Developments within APPRAISE  

Within the project, a specifically designed ASR system was developed and tested in a realistic simulated cold weapon attack scenario. In this case, we collected and analyzed a telephone hostage negotiation between a police officer and a terrorist that threatened several hostages with a knife while kept them locked inside a room. 

The system had to deal with different challenges like the low quality audio in the telephone conversation, the use of spontaneous and emotional speech during the negotiations, and to the fact that the negotiation was performed in a low resource and challenging language like Polish. 


The impression and feedback given by local authorities validated the performance of the tool for such a difficult domain. The most important aspects of the hostage negotiations are kept in the automatic transcriptions and they can be used by law enforcement agents to identify patterns and develop strategies for dealing with future incidents. 

Benefit for the protection of public spaces   

Specific benefits of using speech recognition systems for the protection of public spaces include: 

  • Real-time insights: ASR systems can provide law enforcement with real-time insights into the negotiation, allowing them to make informed decisions more quickly. 
  • Keyword Spotting: The system can be able to detect specific keywords during the conversation in real time, and trigger certain events or flags that can be used by LEAs to make better informed decisions during the negotiation process. 
  • Pattern recognition: By analyzing past negotiations, ASR systems can help law enforcement to identify patterns and develop strategies for dealing with future incidents. 
  • Training and research: These systems can be used to create transcripts of negotiations that can be used for training and research purposes. 

Additional Considerations 

In addition to the benefits mentioned above, there are also some additional considerations to keep in mind when using ASR systems in a forensic domain. 
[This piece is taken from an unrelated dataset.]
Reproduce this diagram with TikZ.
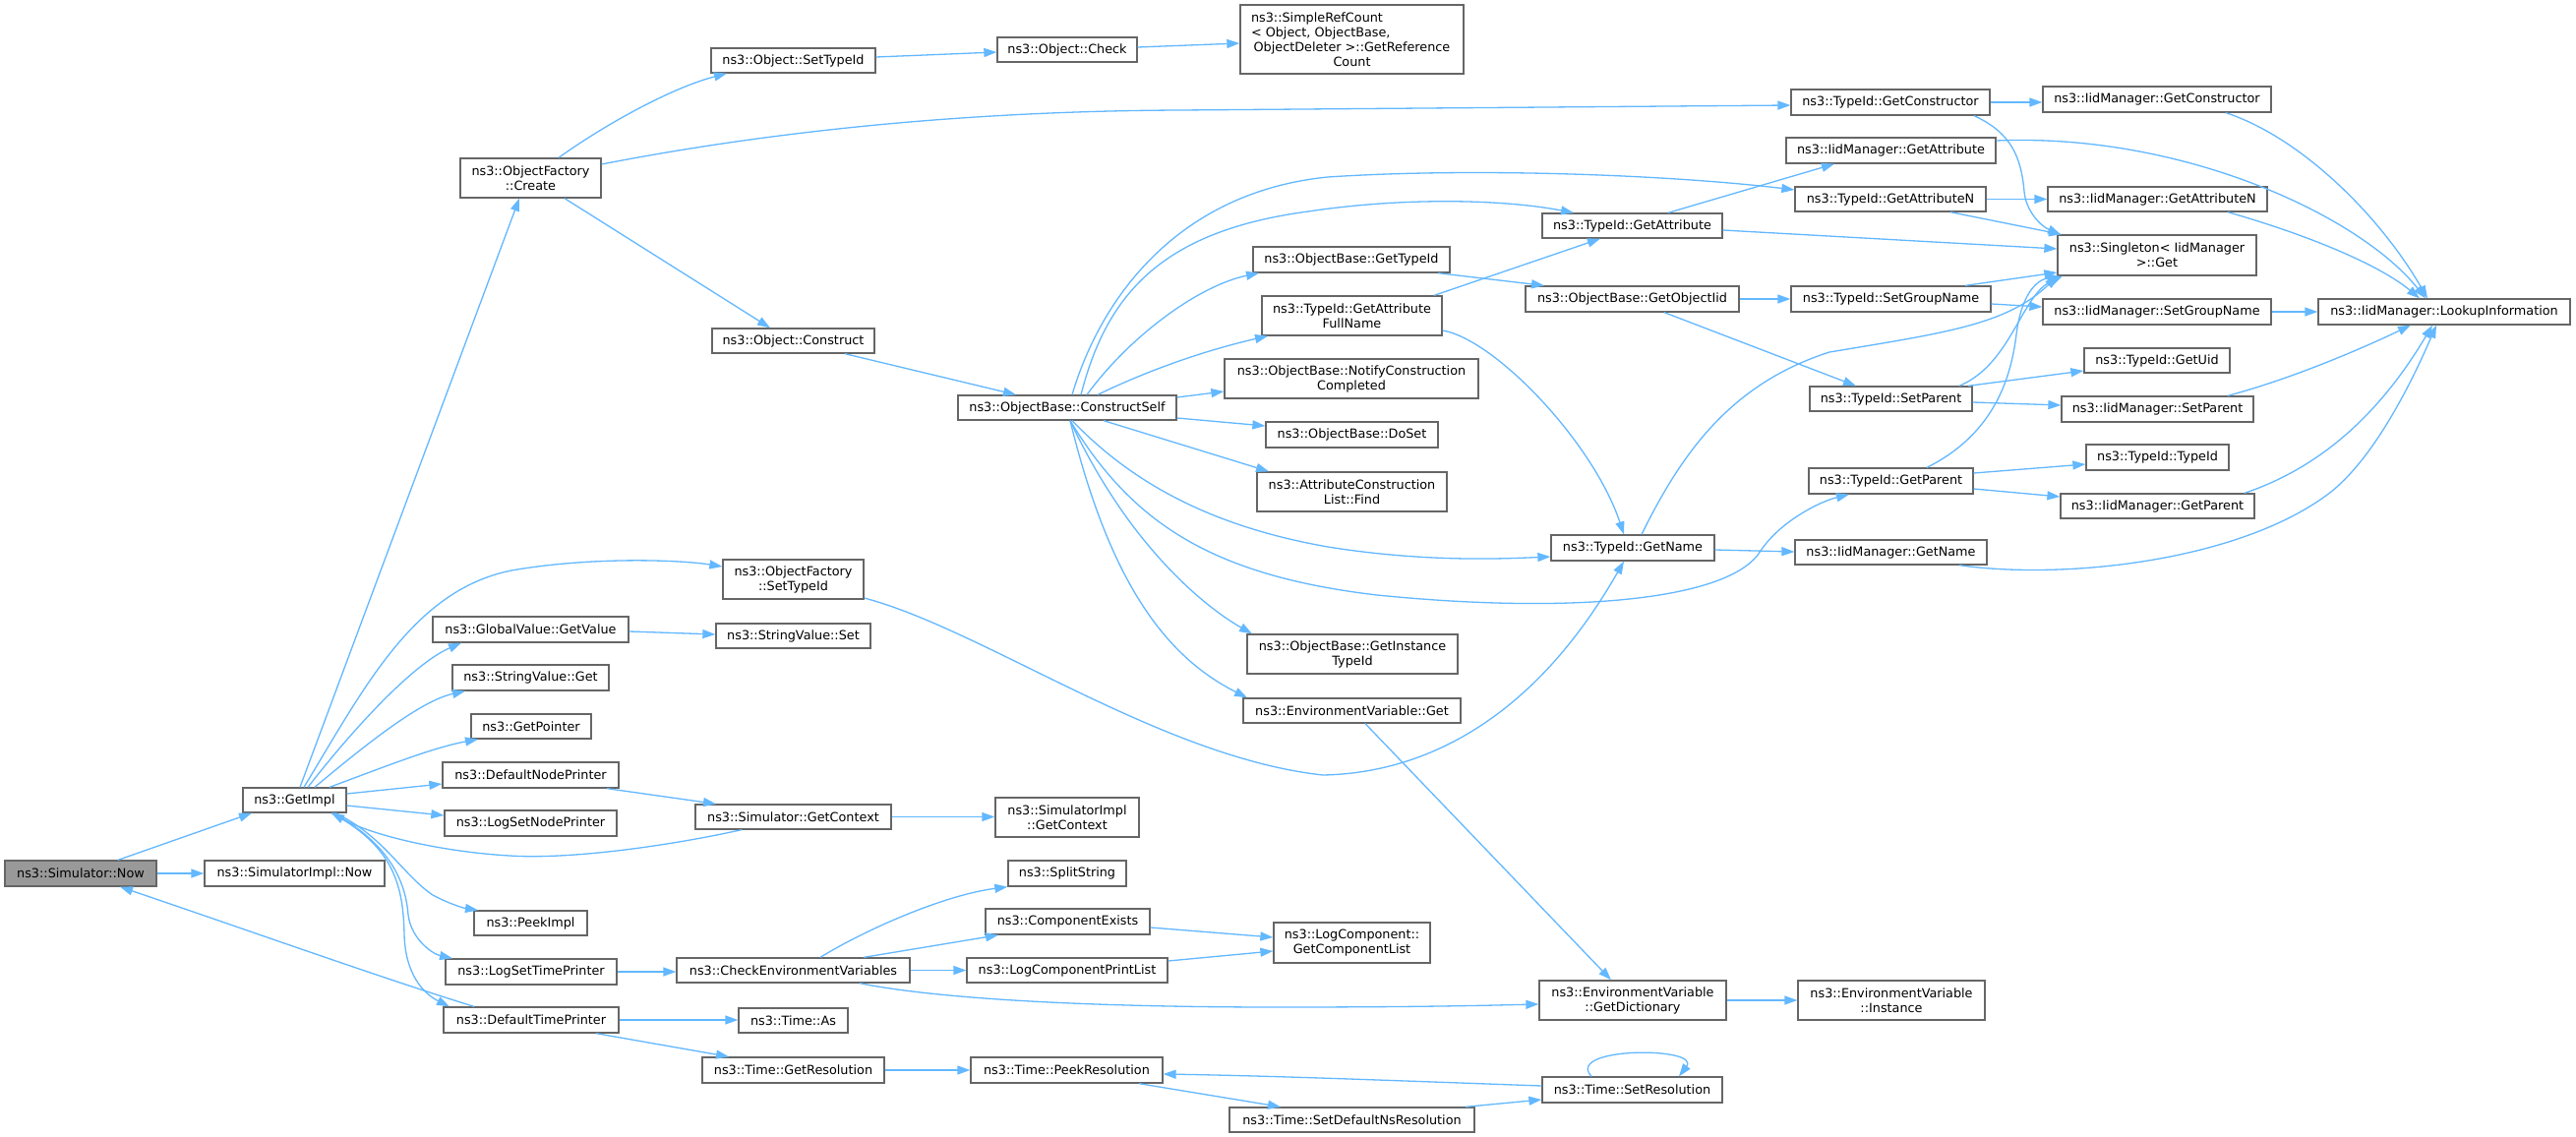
\documentclass[tikz,border=0pt]{standalone}
\usepackage{fontspec}
\setmainfont{DejaVu Sans}
\usetikzlibrary{arrows.meta}
\definecolor{edgec}{HTML}{63B8FF}
\definecolor{boxc}{HTML}{666666}
\definecolor{rootc}{HTML}{999999}
\tikzset{
 box/.style={draw=boxc, line width=1.3pt, fill=white, inner sep=0pt, align=center,
   font=\fontsize{12.8}{15}\selectfont, text=black},
 conn/.style={draw=edgec, line width=1.3pt, -{Triangle[length=13pt,width=9pt]}},
}
\newcommand\mkbox[7][]{%
 \pgfmathsetmacro\mkbw{#5-#3}\pgfmathsetmacro\mkbh{#6-#4}%
 \pgfmathsetmacro\mkbcx{(#3+#5)/2}\pgfmathsetmacro\mkbcy{(#4+#6)/2}%
 \node[box,minimum width=\mkbw pt,minimum height=\mkbh pt,#1] (#2) at (\mkbcx,\mkbcy) {#7};}
\begin{document}
\begin{tikzpicture}[x=1pt,y=-1pt]
\useasboundingbox[fill=white] (0,0) rectangle (2619,1156);
% nodes
\mkbox[fill=rootc]{now}{5}{875}{159}{901}{ns3::Simulator::Now}
\mkbox{getimpl}{247}{801}{352}{826}{ns3::GetImpl}
\mkbox{simnow}{208}{875}{391}{901}{ns3::SimulatorImpl::Now}
\mkbox{create}{468}{161}{611}{201}{ns3::ObjectFactory\\::Create}
\mkbox{ofsettid}{735}{569}{878}{609}{ns3::ObjectFactory\\::SetTypeId}
\mkbox{gvget}{440}{627}{639}{653}{ns3::GlobalValue::GetValue}
\mkbox{svget}{460}{676}{619}{702}{ns3::StringValue::Get}
\mkbox{getptr}{479}{726}{601}{751}{ns3::GetPointer}
\mkbox{dnp}{450}{775}{629}{801}{ns3::DefaultNodePrinter}
\mkbox{lsnp}{452}{824}{627}{850}{ns3::LogSetNodePrinter}
\mkbox{peek}{482}{926}{597}{951}{ns3::PeekImpl}
\mkbox{lstp}{453}{975}{627}{1001}{ns3::LogSetTimePrinter}
\mkbox{dtp}{451}{1024}{629}{1050}{ns3::DefaultTimePrinter}
\mkbox{osettid}{723}{49}{890}{74}{ns3::Object::SetTypeId}
\mkbox{ocheck}{1014}{38}{1156}{63}{ns3::Object::Check}
\mkbox{simpleref}{1261}{5}{1488}{75}{\makebox[205pt][l]{ns3::SimpleRefCount}\\\makebox[205pt][l]{< Object, ObjectBase,}\\ObjectDeleter >::GetReference\\Count}
\mkbox{oconstruct}{724}{334}{889}{359}{ns3::Object::Construct}
\mkbox{cself}{974}{402}{1196}{427}{ns3::ObjectBase::ConstructSelf}
\mkbox{svset}{728}{634}{885}{659}{ns3::StringValue::Set}
\mkbox{sgetctx}{707}{818}{906}{843}{ns3::Simulator::GetContext}
\mkbox{sigetctx}{1012}{811}{1158}{851}{ns3::SimulatorImpl\\::GetContext}
\mkbox{split}{1025}{875}{1145}{901}{ns3::SplitString}
\mkbox{compex}{1002}{924}{1169}{950}{ns3::ComponentExists}
\mkbox{checkenv}{688}{974}{925}{999}{ns3::CheckEnvironmentVariables}
\mkbox{lcpl}{983}{974}{1187}{999}{ns3::LogComponentPrintList}
\mkbox{tas}{751}{1025}{862}{1050}{ns3::Time::As}
\mkbox{tgetres}{714}{1075}{899}{1101}{ns3::Time::GetResolution}
\mkbox{tpeek}{987}{1075}{1182}{1101}{ns3::Time::PeekResolution}
\mkbox{tsetdef}{1250}{1126}{1499}{1151}{ns3::Time::SetDefaultNsResolution}
\mkbox{tsetres}{1568}{1095}{1751}{1121}{ns3::Time::SetResolution}
\mkbox{gcl}{1295}{938}{1454}{979}{ns3::LogComponent::\\GetComponentList}
\mkbox{envdict}{1565}{997}{1755}{1037}{ns3::EnvironmentVariable\\::GetDictionary}
\mkbox{envinst}{1828}{997}{2018}{1037}{ns3::EnvironmentVariable\\::Instance}
\mkbox{envget}{1264}{710}{1485}{735}{ns3::EnvironmentVariable::Get}
\mkbox{instid}{1268}{645}{1482}{685}{ns3::ObjectBase::GetInstance\\TypeId}
\mkbox{find}{1278}{480}{1471}{520}{ns3::AttributeConstruction\\List::Find}
\mkbox{doset}{1287}{429}{1462}{455}{ns3::ObjectBase::DoSet}
\mkbox{notify}{1245}{365}{1503}{405}{ns3::ObjectBase::NotifyConstruction\\Completed}
\mkbox{getname}{1577}{544}{1743}{570}{ns3::TypeId::GetName}
\mkbox{gettid}{1274}{251}{1474}{277}{ns3::ObjectBase::GetTypeId}
\mkbox{fullname}{1283}{301}{1466}{341}{ns3::TypeId::GetAttribute\\FullName}
\mkbox{getattr}{1568}{217}{1751}{242}{ns3::TypeId::GetAttribute}
\mkbox{objiid}{1551}{291}{1768}{317}{ns3::ObjectBase::GetObjectIid}
\mkbox{getctor}{1821}{91}{2023}{117}{ns3::TypeId::GetConstructor}
\mkbox{imgetattr}{1816}{140}{2029}{166}{ns3::IidManager::GetAttribute}
\mkbox{getattrn}{1825}{190}{2019}{215}{ns3::TypeId::GetAttributeN}
\mkbox{setgrp}{1821}{291}{2024}{317}{ns3::TypeId::SetGroupName}
\mkbox{setpar}{1840}{393}{2005}{418}{ns3::TypeId::SetParent}
\mkbox{getpar}{1839}{476}{2006}{502}{ns3::TypeId::GetParent}
\mkbox{imgetname}{1825}{549}{2020}{574}{ns3::IidManager::GetName}
\mkbox{imgetctor}{2077}{88}{2309}{114}{ns3::IidManager::GetConstructor}
\mkbox{imgetattrn}{2082}{190}{2305}{215}{ns3::IidManager::GetAttributeN}
\mkbox{singleton}{2092}{239}{2294}{280}{ns3::Singleton< IidManager\\>::Get}
\mkbox{imsetgrp}{2077}{304}{2309}{330}{ns3::IidManager::SetGroupName}
\mkbox{lookup}{2357}{304}{2613}{330}{ns3::IidManager::LookupInformation}
\mkbox{getuid}{2119}{354}{2267}{379}{ns3::TypeId::GetUid}
\mkbox{imsetpar}{2096}{403}{2291}{429}{ns3::IidManager::SetParent}
\mkbox{typeid}{2121}{452}{2266}{478}{ns3::TypeId::TypeId}
\mkbox{imgetpar}{2095}{502}{2292}{527}{ns3::IidManager::GetParent}
% edges: left part
\draw[conn] (now.north -| 120,0) -- (getimpl.south -| 256,0);
\draw[conn] (now.east) -- (simnow.west);
\draw[conn] (dtp.north -| 482,0) .. controls (390,995) and (250,945) .. (now.south -| 122,0);
\draw[conn] (getimpl.north -| 305,0) -- (create.south -| 528,0);
\draw[conn] (getimpl.north -| 309,0) .. controls (370,700) and (420,600) .. (520,580) .. controls (600,566) and (690,569) .. (ofsettid.west |- 0,576);
\draw[conn] (getimpl.north -| 313,0) .. controls (360,740) and (420,675) .. (gvget.south -| 469,0);
\draw[conn] (getimpl.north -| 320,0) .. controls (380,750) and (430,712) .. (svget.south -| 473,0);
\draw[conn] (getimpl.north -| 335,0) .. controls (390,780) and (440,760) .. (getptr.south -| 486,0);
\draw[conn] (getimpl.east |- 0,807) -- (dnp.west |- 0,797);
\draw[conn] (getimpl.east |- 0,819) -- (lsnp.west |- 0,829);
\draw[conn] (sgetctx.south -| 754,0) .. controls (680,860) and (580,874) .. (518,870) .. controls (450,866) and (380,850) .. (getimpl.south -| 337,0);
\draw[conn] (getimpl.south -| 341,0) .. controls (390,850) and (410,890) .. (440,910) .. controls (455,918) and (470,923) .. (peek.north -| 486,0);
\draw[conn] (getimpl.south -| 339,0) .. controls (390,855) and (412,890) .. (415,930) .. controls (418,955) and (440,970) .. (lstp.north -| 460,0);
\draw[conn] (getimpl.south -| 337,0) .. controls (400,860) and (410,900) .. (411,950) .. controls (412,990) and (430,1010) .. (dtp.north -| 457,0);
\draw[conn] (dnp.south -| 617,0) -- (sgetctx.north -| 728,0);
\draw[conn] (sgetctx.east) -- (sigetctx.west |- sgetctx.east);
\draw[conn] (lstp.east) -- (checkenv.west |- lstp.east);
\draw[conn] (dtp.east) -- (tas.west |- dtp.east);
\draw[conn] (dtp.south -| 606,0) -- (tgetres.north -| 741,0);
\draw[conn] (gvget.east |- 0,642) -- (svset.west |- 0,645);
\draw[conn] (ofsettid.east |- 0,608) .. controls (1000,640) and (1180,770) .. (1345,788) .. controls (1450,786) and (1560,730) .. (getname.south -| 1651,0);
% middle bottom
\draw[conn] (checkenv.north -| 834,0) .. controls (880,945) and (960,910) .. (split.south west);
\draw[conn] (checkenv.north -| 878,0) -- (compex.south -| 1015,0);
\draw[conn] (checkenv.east) -- (lcpl.west);
\draw[conn] (checkenv.south -| 874,0) .. controls (950,1015) and (1100,1024) .. (1300,1024) .. controls (1450,1024) and (1520,1022) .. (envdict.west |- 0,1021);
\draw[conn] (compex.east |- 0,943) -- (gcl.west |- 0,953);
\draw[conn] (lcpl.east |- 0,977) -- (gcl.west |- 0,967);
\draw[conn] (tgetres.east) -- (tpeek.west);
\draw[conn] (tpeek.south -| 1158,0) -- (tsetdef.north -| 1302,0);
\draw[conn] (tsetres.west |- 0,1104) .. controls (1400,1098) and (1300,1094) .. (tpeek.east |- 0,1092);
\draw[conn] (tsetdef.north -| 1490,0) -- (tsetres.west |- 0,1118);
\draw[conn] (tsetres.north -| 1618,0) .. controls (1590,1064) and (1730,1064) .. (tsetres.north -| 1707,0);
\draw[conn] (envget.south -| 1388,0) -- (envdict.north -| 1638,0);
\draw[conn] (envdict.east) -- (envinst.west);
% top part
\draw[conn] (create.north -| 568,0) .. controls (610,130) and (680,90) .. (osettid.south -| 739,0);
\draw[conn] (osettid.east |- 0,58) -- (ocheck.west |- 0,53);
\draw[conn] (ocheck.east |- 0,48) -- (simpleref.west |- 0,44);
\draw[conn] (create.east |- 0,167) .. controls (750,140) and (950,113) .. (1200,112) -- (getctor.west |- 0,107);
\draw[conn] (create.south -| 574,0) -- (oconstruct.north -| 783,0);
\draw[conn] (oconstruct.south -| 859,0) -- (cself.north -| 1033,0);
\draw[conn] (cself.north -| 1090,0) .. controls (1120,300) and (1200,195) .. (1350,180) .. controls (1500,170) and (1700,178) .. (getattrn.west |- 0,193);
\draw[conn] (cself.north -| 1099,0) .. controls (1125,300) and (1180,235) .. (1330,215) .. controls (1430,200) and (1530,203) .. (getattr.north -| 1600,0);
\draw[conn] (cself.north -| 1105,0) .. controls (1150,340) and (1220,290) .. (gettid.south -| 1280,0);
\draw[conn] (cself.north -| 1116,0) .. controls (1170,375) and (1230,355) .. (fullname.south -| 1289,0);
\draw[conn] (cself.east |- 0,404) -- (notify.west |- 0,398);
\draw[conn] (cself.east |- 0,425) -- (doset.west |- 0,433);
\draw[conn] (cself.south -| 1122,0) -- (find.north -| 1290,0);
\draw[conn] (cself.south -| 1090,0) .. controls (1150,490) and (1230,535) .. (1350,556) .. controls (1450,572) and (1530,568) .. (getname.west |- 0,566);
\draw[conn] (cself.south -| 1088,0) .. controls (1150,530) and (1230,585) .. (1400,605) .. controls (1600,625) and (1760,610) .. (1790,560) .. controls (1810,530) and (1850,510) .. (getpar.south -| 1880,0);
\draw[conn] (cself.south -| 1088,0) .. controls (1150,560) and (1230,620) .. (instid.north -| 1273,0);
\draw[conn] (cself.south -| 1088,0) .. controls (1130,600) and (1190,670) .. (envget.north -| 1268,0);
\draw[conn] (gettid.south -| 1462,0) -- (objiid.north -| 1570,0);
\draw[conn] (fullname.north -| 1458,0) -- (getattr.south -| 1627,0);
\draw[conn] (fullname.east |- 0,336) .. controls (1520,345) and (1620,450) .. (getname.north -| 1651,0);
\draw[conn] (getattr.north -| 1696,0) -- (imgetattr.south -| 1865,0);
\draw[conn] (getattr.east |- 0,234) -- (singleton.west |- 0,253);
\draw[conn] (getattrn.east) -- (imgetattrn.west |- getattrn.east);
\draw[conn] (getattrn.south -| 1983,0) -- (singleton.north -| 2096,0);
\draw[conn] (getctor.east) -- (imgetctor.west |- getctor.east);
\draw[conn] (getctor.south -| 2007,0) .. controls (2045,135) and (2055,160) .. (2058,195) .. controls (2060,215) and (2075,230) .. (singleton.north -| 2095,0);
\draw[conn] (imgetctor.south -| 2263,0) .. controls (2340,140) and (2420,220) .. (lookup.north -| 2468,0);
\draw[conn] (imgetattr.east |- 0,143) .. controls (2220,135) and (2400,220) .. (lookup.north -| 2466,0);
\draw[conn] (imgetattrn.south -| 2265,0) .. controls (2350,240) and (2420,270) .. (lookup.north -| 2460,0);
\draw[conn] (setgrp.north -| 1998,0) -- (singleton.west |- 0,277);
\draw[conn] (setgrp.east |- 0,309) -- (imsetgrp.west |- 0,312);
\draw[conn] (imsetgrp.east) -- (lookup.west);
\draw[conn] (objiid.east) -- (setgrp.west |- objiid.east);
\draw[conn] (objiid.south -| 1692,0) -- (setpar.north -| 1887,0);
\draw[conn] (setpar.north -| 1992,0) .. controls (2045,370) and (2055,300) .. (singleton.south -| 2097,0);
\draw[conn] (setpar.north -| 2001,0) -- (getuid.west |- 0,377);
\draw[conn] (setpar.east |- 0,409) -- (imsetpar.west |- 0,412);
\draw[conn] (imsetpar.north -| 2265,0) .. controls (2330,385) and (2400,355) .. (lookup.south -| 2451,0);
\draw[conn] (getpar.north -| 1959,0) .. controls (2030,440) and (2045,380) .. (2050,340) .. controls (2055,300) and (2070,285) .. (singleton.south -| 2094,0);
\draw[conn] (getpar.east |- 0,481) -- (typeid.west |- 0,472);
\draw[conn] (getpar.east |- 0,497) -- (imgetpar.west |- 0,505);
\draw[conn] (imgetpar.north -| 2282,0) .. controls (2360,475) and (2420,420) .. (lookup.south -| 2473,0);
\draw[conn] (getname.north -| 1669,0) .. controls (1710,460) and (1760,390) .. (1860,358) .. controls (1980,338) and (2040,330) .. (singleton.south -| 2092,0);
\draw[conn] (getname.east |- 0,559) -- (imgetname.west |- 0,561);
\draw[conn] (imgetname.south -| 1992,0) .. controls (2100,590) and (2280,570) .. (2370,500) .. controls (2420,460) and (2460,370) .. (lookup.south -| 2477,0);
\end{tikzpicture}
\end{document}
  • Accuracy: The systems are not perfect, and there is always a chance that the transcription will be inaccurate. Law enforcement should carefully review the transcriptions to ensure that they are accurate before making any decisions. 
  • Context: It is important to remember that ASR systems do not understand the context of the conversation. Law enforcement should use their own judgment to interpret the transcriptions. 
  • Ethics: There are some ethical concerns associated with using speech recognition systems in hostage negotiation. For example, there is a risk that the technology could be used to invade the privacy of the people involved. Law enforcement should carefully consider the ethical implications of using the technology before deploying it. 

Despite these considerations, the benefits of using speech recognition systems in hostage negotiation far outweigh the risks. This technology has the potential to save lives and protect communities from terrorism.